Unlike most media, on-line or traditional, National Public Radio is thriving. It may be the most popular and trusted news source in the country.
As Bill McKibben reports:
Public radio claims at least 5 percent of the radio market. National Public Radio’s flagship news programs, Morning Edition and All Things Considered, featuring news and commentary alongside in-depth reports and stories that can stretch over twenty minutes—are the second- and third-most-popular radio programs in the country, each drawing about 13 million unique listeners in the course of the week. These NPR shows have far larger audiences than the news on cable television; indeed, all four television broadcast networks combined only draw twice as large an audience for their evening newscasts. Morning Edition and All Things Considered are supplemented by well-regarded programs like The World, a BBC coproduction with Boston’s WGBH, and the business broadcast Marketplace—programming produced outside of NPR itself but within the larger world of public radio. In polls, public radio is rated as the most trusted source of news in the nation. The audience for most of its programs dwarfs the number of subscribers to the The New York Times or The New Yorker, or the number of people who read even the biggest best sellers.

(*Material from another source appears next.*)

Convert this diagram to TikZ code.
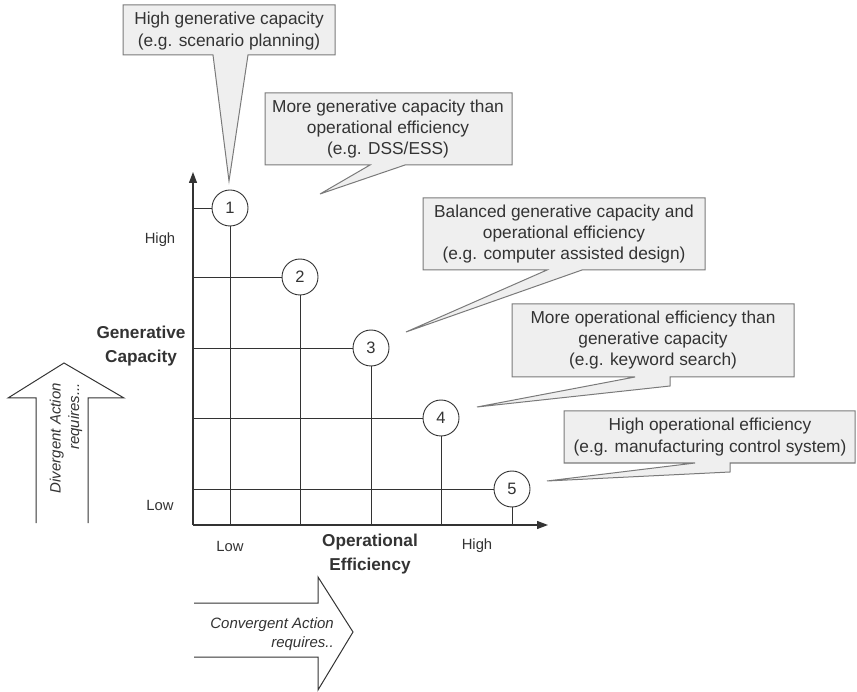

In fact, the burgeoning success of NPR seems to be driving the right in this country a little crazy.
Today Republicans in the House tried to eliminate the money the Federal government gives indirectly to NPR, without success. (Even if they succeed in cutting its stipend totally, they likely won't kill it off: The government only contributes about 15% of its budget.)
And Roger Ailes, the mastermind behind FOX News, called the people who work at National Public Radio "Nazis."
“They are, of course, Nazis. They have a kind of Nazi attitude. They are the left wing of Nazism. These guys don’t want any other point of view. They don’t even feel guilty using tax dollars to spout their propaganda. They are basically Air America with government funding to keep them alive.”
Howard Kurtz, who recently left the Washington Post for the Daily Beast, got this quote.
Impressive.
Ailes took it back later — sort of.
To hear the FOX News honcho compare the famously modulated NPR voices to perhaps the worst villains in the history of the world?
It's a bit surreal — and very schoolyard. One wants to pull out the old "I'm rubber and you're glue" witticism from the sixth grade.